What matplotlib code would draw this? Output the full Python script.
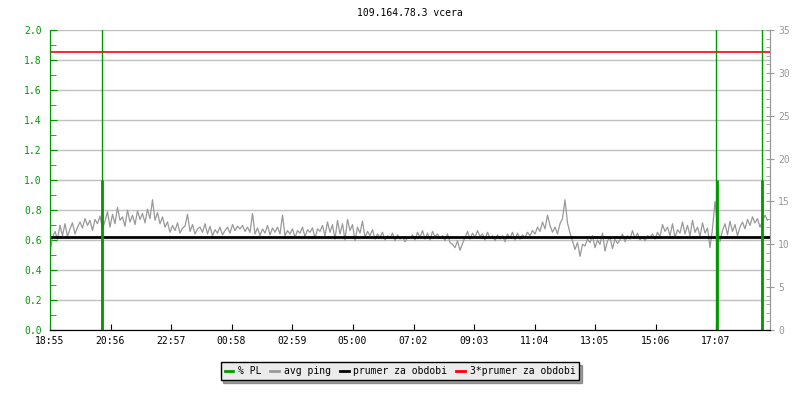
import numpy as np
import matplotlib
matplotlib.use("Agg")
import matplotlib.pyplot as plt
from matplotlib.lines import Line2D
from matplotlib.ticker import MultipleLocator, FormatStrFormatter

# ---- data ----
title = "109.164.78.3 vcera"
start_label = "18:55"
tick_labels = ["18:55", "20:56", "22:57", "00:58", "02:59", "05:00",
               "07:02", "09:03", "11:04", "13:05", "15:06", "17:07"]
step_min = 5  # one ping sample every 5 minutes

# avg ping [ms], 12 samples per hour, 24 hours
ping = [
    9.0, 10.8, 11.5, 10.6, 12.2, 11.0, 12.4, 10.9, 11.8, 12.5, 11.2, 12.0,
    12.6, 11.9, 13.0, 12.2, 12.8, 11.6, 12.9, 12.4, 13.3, 11.8, 12.7, 13.8,
    12.0, 13.5, 12.4, 14.3, 12.8, 13.2, 12.1, 14.0, 12.6, 13.4, 12.3, 13.9,
    12.9, 13.6, 12.5, 14.1, 13.0, 15.2, 12.8, 13.7, 12.4, 13.2, 12.0, 12.6,
    11.4, 12.2, 11.6, 12.5, 11.3, 11.9, 12.1, 13.5, 11.5, 12.3, 11.2, 11.8,
    12.0, 11.4, 12.4, 11.2, 12.1, 11.0, 11.7, 11.3, 12.0, 11.1, 11.6, 12.0,
    11.3, 12.3, 11.6, 12.1, 11.8, 12.2, 11.5, 12.0, 11.4, 13.6, 11.2, 11.9,
    11.0, 11.8, 11.3, 12.2, 11.1, 11.9, 11.4, 12.0, 11.2, 13.4, 11.0, 11.6,
    11.2, 11.8, 10.8, 11.6, 11.3, 12.0, 10.9, 11.7, 11.4, 11.9, 10.7, 11.8,
    11.5, 12.2, 11.0, 12.6, 11.4, 12.3, 10.6, 12.8, 11.2, 12.4, 10.5, 12.9,
    11.6, 12.3, 10.4, 12.0, 11.3, 12.7, 10.8, 11.5, 11.0, 11.7, 10.6, 11.2,
    10.8, 11.4, 10.5, 11.0, 10.7, 11.3, 10.4, 11.1, 10.6, 10.9, 10.3, 10.8,
    10.7, 11.1, 10.5, 11.4, 10.8, 11.6, 10.6, 11.3, 10.5, 11.5, 10.9, 11.2,
    10.7, 11.0, 10.4, 11.2, 10.2, 10.0, 9.6, 10.4, 9.3, 10.1, 10.8, 11.5,
    10.6, 11.3, 10.8, 11.6, 10.9, 11.2, 10.5, 11.4, 10.7, 11.0, 10.4, 11.1,
    10.6, 11.0, 10.3, 11.2, 10.7, 11.4, 10.5, 11.3, 10.6, 11.1, 10.8, 11.4,
    11.0, 11.6, 11.2, 12.0, 11.5, 12.6, 11.8, 13.4, 12.2, 11.4, 12.0, 11.2,
    12.4, 13.0, 15.2, 12.5, 11.3, 10.4, 9.4, 10.2, 8.6, 10.0, 9.8, 10.6,
    10.2, 11.0, 9.6, 10.5, 10.0, 11.3, 9.2, 10.4, 10.8, 9.5, 10.6, 10.1,
    10.5, 11.2, 10.3, 11.0, 10.6, 11.6, 10.7, 11.3, 10.5, 10.9, 10.4, 11.0,
    10.8, 11.2, 10.6, 11.4, 10.9, 12.3, 11.5, 12.0, 11.0, 12.4, 10.8, 11.7,
    11.3, 12.6, 11.2, 12.2, 11.0, 12.8, 11.4, 12.0, 10.9, 12.5, 11.3, 11.9,
    9.6, 11.8, 15.0, 12.2, 10.3, 11.6, 12.4, 11.1, 12.7, 11.5, 12.3, 11.0,
    12.0, 12.6, 11.8, 12.9, 12.2, 13.2, 12.5, 13.0, 12.0, 12.7, 13.4, 12.8,
]
mean_ping = 10.8

# packet loss [%] events: minutes after start
pl_min = [104, 1333, 1424]
pl_val = [1.0, 1.0, 1.0]
pl_spike_min = [103, 1332, 1423]
pl_spike_val = [100.0, 100.0, 100.0]

GREEN = "#009900"
GRAY = "#999999"
plt.rcParams["font.family"] = "DejaVu Sans Mono"
plt.rcParams["font.size"] = 7


def to_min(lbl):
    h, m = map(int, lbl.split(":"))
    h0, m0 = map(int, start_label.split(":"))
    return ((h * 60 + m) - (h0 * 60 + m0)) % 1440


t = np.arange(len(ping)) * step_min

fig = plt.figure(figsize=(8, 4), dpi=100)
ax = fig.add_axes([0.0625, 0.175, 0.9, 0.75])
ax2 = ax.twinx()

ax.set_xlim(0, 1440)
ax.set_ylim(0, 2.0)
ax2.set_ylim(0, 35)

# grid on left scale
ax.yaxis.set_major_locator(MultipleLocator(0.2))
ax.yaxis.set_minor_locator(MultipleLocator(0.1))
ax.grid(axis="y", color="#c0c0c0", lw=1)
ax.set_axisbelow(True)

ax2.plot(t, ping, color=GRAY, lw=0.9)
ax2.axhline(mean_ping, color="black", lw=2)
ax2.axhline(3 * mean_ping, color="red", lw=1.2)
ax2.vlines(pl_spike_min, 0, pl_spike_val, color=GREEN, lw=1, transform=ax.transData)
ax2.vlines(pl_min, 0, pl_val, color=GREEN, lw=2, transform=ax.transData)

ax.set_xticks([to_min(s) for s in tick_labels])
ax.set_xticklabels(tick_labels)
ax.yaxis.set_major_formatter(FormatStrFormatter("%.1f"))
ax.tick_params(axis="x", direction="in", length=4, colors="black", labelsize=7, pad=4)
ax.tick_params(axis="y", which="both", direction="in", colors=GREEN, labelsize=7, pad=6)
ax.tick_params(axis="y", which="major", length=5)
ax.tick_params(axis="y", which="minor", length=4)

ax2.yaxis.set_major_locator(MultipleLocator(5))
ax2.yaxis.set_minor_locator(MultipleLocator(1))
ax2.tick_params(axis="y", which="major", direction="inout", length=6, colors=GRAY, labelsize=7, pad=3)
ax2.tick_params(axis="y", which="minor", direction="in", length=3, colors=GRAY)

for a in (ax, ax2):
    a.spines["top"].set_visible(False)
    a.spines["left"].set_color(GREEN)
    a.spines["right"].set_color(GRAY)
    a.spines["bottom"].set_color("black")

ax.set_title(title, fontsize=7, pad=10)

handles = [Line2D([], [], color=GREEN, lw=2), Line2D([], [], color=GRAY, lw=2),
           Line2D([], [], color="black", lw=2), Line2D([], [], color="red", lw=2)]
labels = ["% PL", "avg ping", "prumer za obdobi", "3*prumer za obdobi"]
leg = fig.legend(handles, labels, loc="center", bbox_to_anchor=(0.5, 0.0725), ncol=4,
                 frameon=True, fancybox=False, shadow=True, fontsize=7,
                 handlelength=0.9, handletextpad=0.5, columnspacing=0.9,
                 borderpad=0.4, borderaxespad=0)
leg.get_frame().set_facecolor("#ebebeb")
leg.get_frame().set_edgecolor("black")
leg.get_frame().set_alpha(1)

fig.savefig("out.png", dpi=100)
******
WRITTEN EXERCISE ▸ Leave out the pictures and give the listing above again exactly.

EXERCISE ANSWER ▸
What matplotlib code would draw this? Output the full Python script.
import numpy as np
import matplotlib
matplotlib.use("Agg")
import matplotlib.pyplot as plt
from matplotlib.lines import Line2D
from matplotlib.ticker import MultipleLocator, FormatStrFormatter

# ---- data ----
title = "109.164.78.3 vcera"
start_label = "18:55"
tick_labels = ["18:55", "20:56", "22:57", "00:58", "02:59", "05:00",
               "07:02", "09:03", "11:04", "13:05", "15:06", "17:07"]
step_min = 5  # one ping sample every 5 minutes

# avg ping [ms], 12 samples per hour, 24 hours
ping = [
    9.0, 10.8, 11.5, 10.6, 12.2, 11.0, 12.4, 10.9, 11.8, 12.5, 11.2, 12.0,
    12.6, 11.9, 13.0, 12.2, 12.8, 11.6, 12.9, 12.4, 13.3, 11.8, 12.7, 13.8,
    12.0, 13.5, 12.4, 14.3, 12.8, 13.2, 12.1, 14.0, 12.6, 13.4, 12.3, 13.9,
    12.9, 13.6, 12.5, 14.1, 13.0, 15.2, 12.8, 13.7, 12.4, 13.2, 12.0, 12.6,
    11.4, 12.2, 11.6, 12.5, 11.3, 11.9, 12.1, 13.5, 11.5, 12.3, 11.2, 11.8,
    12.0, 11.4, 12.4, 11.2, 12.1, 11.0, 11.7, 11.3, 12.0, 11.1, 11.6, 12.0,
    11.3, 12.3, 11.6, 12.1, 11.8, 12.2, 11.5, 12.0, 11.4, 13.6, 11.2, 11.9,
    11.0, 11.8, 11.3, 12.2, 11.1, 11.9, 11.4, 12.0, 11.2, 13.4, 11.0, 11.6,
    11.2, 11.8, 10.8, 11.6, 11.3, 12.0, 10.9, 11.7, 11.4, 11.9, 10.7, 11.8,
    11.5, 12.2, 11.0, 12.6, 11.4, 12.3, 10.6, 12.8, 11.2, 12.4, 10.5, 12.9,
    11.6, 12.3, 10.4, 12.0, 11.3, 12.7, 10.8, 11.5, 11.0, 11.7, 10.6, 11.2,
    10.8, 11.4, 10.5, 11.0, 10.7, 11.3, 10.4, 11.1, 10.6, 10.9, 10.3, 10.8,
    10.7, 11.1, 10.5, 11.4, 10.8, 11.6, 10.6, 11.3, 10.5, 11.5, 10.9, 11.2,
    10.7, 11.0, 10.4, 11.2, 10.2, 10.0, 9.6, 10.4, 9.3, 10.1, 10.8, 11.5,
    10.6, 11.3, 10.8, 11.6, 10.9, 11.2, 10.5, 11.4, 10.7, 11.0, 10.4, 11.1,
    10.6, 11.0, 10.3, 11.2, 10.7, 11.4, 10.5, 11.3, 10.6, 11.1, 10.8, 11.4,
    11.0, 11.6, 11.2, 12.0, 11.5, 12.6, 11.8, 13.4, 12.2, 11.4, 12.0, 11.2,
    12.4, 13.0, 15.2, 12.5, 11.3, 10.4, 9.4, 10.2, 8.6, 10.0, 9.8, 10.6,
    10.2, 11.0, 9.6, 10.5, 10.0, 11.3, 9.2, 10.4, 10.8, 9.5, 10.6, 10.1,
    10.5, 11.2, 10.3, 11.0, 10.6, 11.6, 10.7, 11.3, 10.5, 10.9, 10.4, 11.0,
    10.8, 11.2, 10.6, 11.4, 10.9, 12.3, 11.5, 12.0, 11.0, 12.4, 10.8, 11.7,
    11.3, 12.6, 11.2, 12.2, 11.0, 12.8, 11.4, 12.0, 10.9, 12.5, 11.3, 11.9,
    9.6, 11.8, 15.0, 12.2, 10.3, 11.6, 12.4, 11.1, 12.7, 11.5, 12.3, 11.0,
    12.0, 12.6, 11.8, 12.9, 12.2, 13.2, 12.5, 13.0, 12.0, 12.7, 13.4, 12.8,
]
mean_ping = 10.8

# packet loss [%] events: minutes after start
pl_min = [104, 1333, 1424]
pl_val = [1.0, 1.0, 1.0]
pl_spike_min = [103, 1332, 1423]
pl_spike_val = [100.0, 100.0, 100.0]

GREEN = "#009900"
GRAY = "#999999"
plt.rcParams["font.family"] = "DejaVu Sans Mono"
plt.rcParams["font.size"] = 7


def to_min(lbl):
    h, m = map(int, lbl.split(":"))
    h0, m0 = map(int, start_label.split(":"))
    return ((h * 60 + m) - (h0 * 60 + m0)) % 1440


t = np.arange(len(ping)) * step_min

fig = plt.figure(figsize=(8, 4), dpi=100)
ax = fig.add_axes([0.0625, 0.175, 0.9, 0.75])
ax2 = ax.twinx()

ax.set_xlim(0, 1440)
ax.set_ylim(0, 2.0)
ax2.set_ylim(0, 35)

# grid on left scale
ax.yaxis.set_major_locator(MultipleLocator(0.2))
ax.yaxis.set_minor_locator(MultipleLocator(0.1))
ax.grid(axis="y", color="#c0c0c0", lw=1)
ax.set_axisbelow(True)

ax2.plot(t, ping, color=GRAY, lw=0.9)
ax2.axhline(mean_ping, color="black", lw=2)
ax2.axhline(3 * mean_ping, color="red", lw=1.2)
ax2.vlines(pl_spike_min, 0, pl_spike_val, color=GREEN, lw=1, transform=ax.transData)
ax2.vlines(pl_min, 0, pl_val, color=GREEN, lw=2, transform=ax.transData)

ax.set_xticks([to_min(s) for s in tick_labels])
ax.set_xticklabels(tick_labels)
ax.yaxis.set_major_formatter(FormatStrFormatter("%.1f"))
ax.tick_params(axis="x", direction="in", length=4, colors="black", labelsize=7, pad=4)
ax.tick_params(axis="y", which="both", direction="in", colors=GREEN, labelsize=7, pad=6)
ax.tick_params(axis="y", which="major", length=5)
ax.tick_params(axis="y", which="minor", length=4)

ax2.yaxis.set_major_locator(MultipleLocator(5))
ax2.yaxis.set_minor_locator(MultipleLocator(1))
ax2.tick_params(axis="y", which="major", direction="inout", length=6, colors=GRAY, labelsize=7, pad=3)
ax2.tick_params(axis="y", which="minor", direction="in", length=3, colors=GRAY)

for a in (ax, ax2):
    a.spines["top"].set_visible(False)
    a.spines["left"].set_color(GREEN)
    a.spines["right"].set_color(GRAY)
    a.spines["bottom"].set_color("black")

ax.set_title(title, fontsize=7, pad=10)

handles = [Line2D([], [], color=GREEN, lw=2), Line2D([], [], color=GRAY, lw=2),
           Line2D([], [], color="black", lw=2), Line2D([], [], color="red", lw=2)]
labels = ["% PL", "avg ping", "prumer za obdobi", "3*prumer za obdobi"]
leg = fig.legend(handles, labels, loc="center", bbox_to_anchor=(0.5, 0.0725), ncol=4,
                 frameon=True, fancybox=False, shadow=True, fontsize=7,
                 handlelength=0.9, handletextpad=0.5, columnspacing=0.9,
                 borderpad=0.4, borderaxespad=0)
leg.get_frame().set_facecolor("#ebebeb")
leg.get_frame().set_edgecolor("black")
leg.get_frame().set_alpha(1)

fig.savefig("out.png", dpi=100)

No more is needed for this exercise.